Research from a now defunded Australian adaptation centre has found social barriers are the biggest obstacle to effective action

Talking to a fourth-generation grazier west of Townsville a few years ago, Prof Stephen Williams says he “made the mistake” of mentioning climate change.

“He said it was bullshit, but we kept talking,” the James Cook University ecologist says.

Later the grazier admitted the property was much more difficult to manage than in his great-grandfather’s time because “the weather has gone to shit”.

That chat with the grazier, Williams says, is one example of a “social barrier” that gets in the way of Australians taking action on climate change.

“One side of his personality denied climate change was real, yet he fully recognised the climate had changed.”

Analysis from Australia’s now defunded National Climate Change Adaptation Research Facility has ranked research priorities based on their urgency, cost-effectiveness and technical feasibility.

The conclusion is that research into social barriers should be given the highest priority to help save the country’s ecosystems from climate change impacts.

Williams was the co-ordinator of the facility’s natural ecosystem network, covering climate impacts on land, in freshwater systems and in the marine environment.
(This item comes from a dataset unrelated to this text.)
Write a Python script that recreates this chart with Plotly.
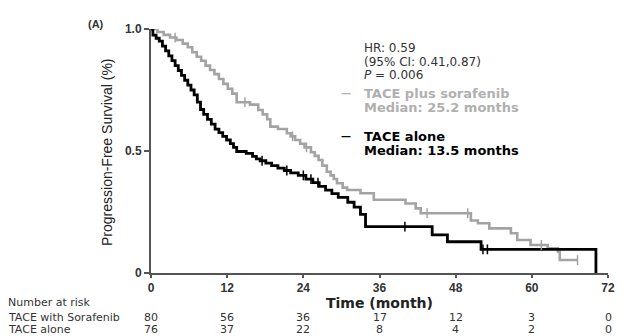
import plotly.graph_objects as go

# ---- data ----
alone_t = [0, 0.3, 0.8, 1.3, 1.8, 2.3, 2.8, 3.3, 3.8, 4.3, 4.8, 5.3, 5.8, 6.3, 6.8, 7.3, 7.8, 8.3, 8.9, 9.5,
           10.1, 10.7, 11.3, 11.9, 12.5, 13.0, 13.5, 15.0, 16.0, 16.6, 17.2, 18.1, 19.0, 20.0, 21.0, 22.0,
           23.2, 24.4, 25.5, 26.5, 27.5, 28.5, 29.5, 31.0, 32.0, 33.0, 33.8, 44.3, 46.7, 52.0, 70.1]
alone_s = [1.0, 0.975, 0.962, 0.95, 0.93, 0.91, 0.89, 0.87, 0.85, 0.83, 0.81, 0.79, 0.77, 0.75, 0.73, 0.70,
           0.67, 0.65, 0.63, 0.61, 0.59, 0.575, 0.56, 0.545, 0.53, 0.515, 0.498, 0.49, 0.478, 0.468, 0.46,
           0.45, 0.44, 0.43, 0.42, 0.41, 0.40, 0.385, 0.37, 0.355, 0.34, 0.325, 0.31, 0.29, 0.27, 0.24, 0.19,
           0.156, 0.128, 0.097, 0.0]
alone_cens = [17.5, 21.4, 24.0, 25.2, 26.3, 40.0, 52.3, 53.0]

sora_t = [0, 1.0, 2.0, 3.0, 4.0, 5.0, 5.8, 6.5, 7.2, 7.9, 8.6, 9.3, 10.0, 10.7, 11.4, 12.1, 12.8, 13.5,
          15.6, 16.9, 17.6, 18.3, 18.8, 20.0, 21.4, 22.0, 22.7, 23.5, 24.2, 25.2, 25.8, 26.4, 27.0, 27.7,
          28.3, 28.8, 29.3, 30.2, 30.9, 33.0, 35.1, 40.1, 41.7, 42.5, 50.4, 51.5, 53.3, 56.7, 57.7, 59.8,
          62.5, 64.1, 64.4, 67.2]
sora_s = [1.0, 0.988, 0.976, 0.965, 0.955, 0.94, 0.925, 0.905, 0.886, 0.87, 0.85, 0.832, 0.815, 0.795,
          0.775, 0.755, 0.735, 0.70, 0.69, 0.668, 0.65, 0.63, 0.60, 0.59, 0.573, 0.56, 0.545, 0.53, 0.515,
          0.495, 0.48, 0.463, 0.44, 0.415, 0.40, 0.385, 0.368, 0.35, 0.34, 0.327, 0.30, 0.285, 0.265, 0.245,
          0.215, 0.204, 0.183, 0.163, 0.135, 0.115, 0.101, 0.087, 0.053, 0.053]
sora_cens = [3.8, 14.8, 22.3, 24.5, 43.5, 49.9, 61.5, 67.2]

x_ticks = [0, 12, 24, 36, 48, 60, 72]
y_ticks = [0, 0.5, 1.0]
y_tick_labels = ["0", "0.5", "1.0"]
risk_sora = [80, 56, 36, 17, 12, 3, 0]
risk_alone = [76, 37, 22, 8, 4, 2, 0]

FONT = "Liberation Sans, Arial, sans-serif"
WIDE = "DejaVu Sans, Verdana, sans-serif"
GRAY = "#a3a3a3"
GRAY_TXT = "#b0b0b0"
BLACK = "#000000"

W, H = 628, 336
L, R, T, B = 151, 20, 29, 63
PW, PH = W - L - R, H - T - B


def px(x):
    return (x - L) / PW


def py(y):
    return (H - B - y) / PH


def step_at(ts, ss, t):
    v = ss[0]
    for ti, si in zip(ts, ss):
        if ti <= t:
            v = si
    return v


fig = go.Figure()
fig.add_trace(go.Scatter(x=sora_t, y=sora_s, mode="lines", line=dict(color=GRAY, width=2.6, shape="hv"),
                         cliponaxis=False, showlegend=False, hoverinfo="skip"))
fig.add_trace(go.Scatter(x=alone_t, y=alone_s, mode="lines", line=dict(color=BLACK, width=2.8, shape="hv"),
                         cliponaxis=False, showlegend=False, hoverinfo="skip"))
fig.add_trace(go.Scatter(x=sora_cens, y=[step_at(sora_t, sora_s, t) for t in sora_cens], mode="markers",
                         marker=dict(symbol="line-ns", size=7, line=dict(color=GRAY, width=1.5)),
                         cliponaxis=False, showlegend=False, hoverinfo="skip"))
fig.add_trace(go.Scatter(x=alone_cens, y=[step_at(alone_t, alone_s, t) for t in alone_cens], mode="markers",
                         marker=dict(symbol="line-ns", size=7, line=dict(color=BLACK, width=1.5)),
                         cliponaxis=False, showlegend=False, hoverinfo="skip"))

ann = []


def add(text, x, y, xref="paper", size=11, color="#333", xanchor="center", family=WIDE, **kw):
    ann.append(dict(x=x, y=y, xref=xref, yref="paper", text=text, showarrow=False,
                    xanchor=xanchor, yanchor="middle",
                    font=dict(family=family, size=size, color=color), **kw))


# y title
add("Progression-Free Survival (%)", px(107), py(152), size=14, color="#222", textangle=-90, family=FONT)
# x title
add("<b>Time (month)</b>", 36, py(303), xref="x", size=14, color="#222")
# panel label
add("<b>(A)</b>", px(86), py(24), size=11, xanchor="left", family=FONT)
# stats
stats = ["HR: 0.59", "(95% CI: 0.41,0.87)", "<i>P</i> = 0.006"]
for i, s in enumerate(stats):
    add(s, px(362), py(48 + 13.5 * i), size=12, xanchor="left")
# legend texts
leg = [("<b>—</b>", 339, 93, GRAY_TXT, 10), ("<b>TACE plus sorafenib</b>", 362, 93, GRAY_TXT, 13),
       ("<b>Median: 25.2 months</b>", 362, 107, GRAY_TXT, 13),
       ("<b>—</b>", 339, 136, BLACK, 10), ("<b>TACE alone</b>", 362, 136, BLACK, 13),
       ("<b>Median: 13.5 months</b>", 362, 150, BLACK, 13)]
for s, x, y, c, sz in leg:
    add(s, px(x), py(y), size=sz, color=c, xanchor="left")
# risk table
add("Number at risk", px(6), py(302), xanchor="left")
add("TACE with Sorafenib", px(6), py(317), xanchor="left")
add("TACE alone", px(6), py(329), xanchor="left")
for t, a, b in zip(x_ticks, risk_sora, risk_alone):
    add(str(a), t, py(317), xref="x")
    add(str(b), t, py(329), xref="x")

fig.update_layout(
    width=W, height=H, margin=dict(l=L, r=R, t=T, b=B),
    paper_bgcolor="white", plot_bgcolor="white",
    annotations=ann,
    xaxis=dict(range=[0, 72], tickvals=x_ticks, ticktext=[f"<b>{v}</b>" for v in x_ticks],
               showgrid=False, zeroline=False, showline=True, linecolor="#555", linewidth=2,
               ticks="outside", ticklen=3, tickcolor="#555", tickwidth=1.5,
               tickfont=dict(family=FONT, size=12, color="#333")),
    yaxis=dict(range=[0, 1.0], tickvals=y_ticks, ticktext=[f"<b>{v}</b>" for v in y_tick_labels],
               showgrid=False, zeroline=False, showline=True, linecolor="#555", linewidth=2,
               ticks="outside", ticklen=5, tickcolor="#555", tickwidth=1.5,
               tickfont=dict(family=FONT, size=12, color="#333")),
)

fig.write_html("out.html")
The analysis, published in the journal Global Change Biology, drew on eight years of consultations with about 2,000 scientists and stakeholders, at more than 50 workshops.

“They all recognised that the only way we were going to get anything important done was to get the whole of society on board,” says Williams, the lead author of the analysis. “Social barriers came out as the most highly ranked question to answer. There are all sorts of social barriers to us adapting to climate change.

“Some are purely the psychological make-up of people that don’t want to acknowledge a problem, some of it is a government more interested in elections every three years, and some is the vested interests of industry that undoubtedly confuse the issues. They are all barriers.

“We are a group of physical scientists and biologists,” Williams says, “but we came up with this reasoning that we need to do some social research.

“We’ve had highest temperatures ever, and the longest and most intense heatwaves geographically, and we’ve had floods happening at the same time as the biggest drought, and have seen rainforests burning.

“What’s the social resistance against something that is so in your face, yet people still want to stick their heads in the sand and deny it? It is the social barriers that are stopping us and it is incredibly frustrating.”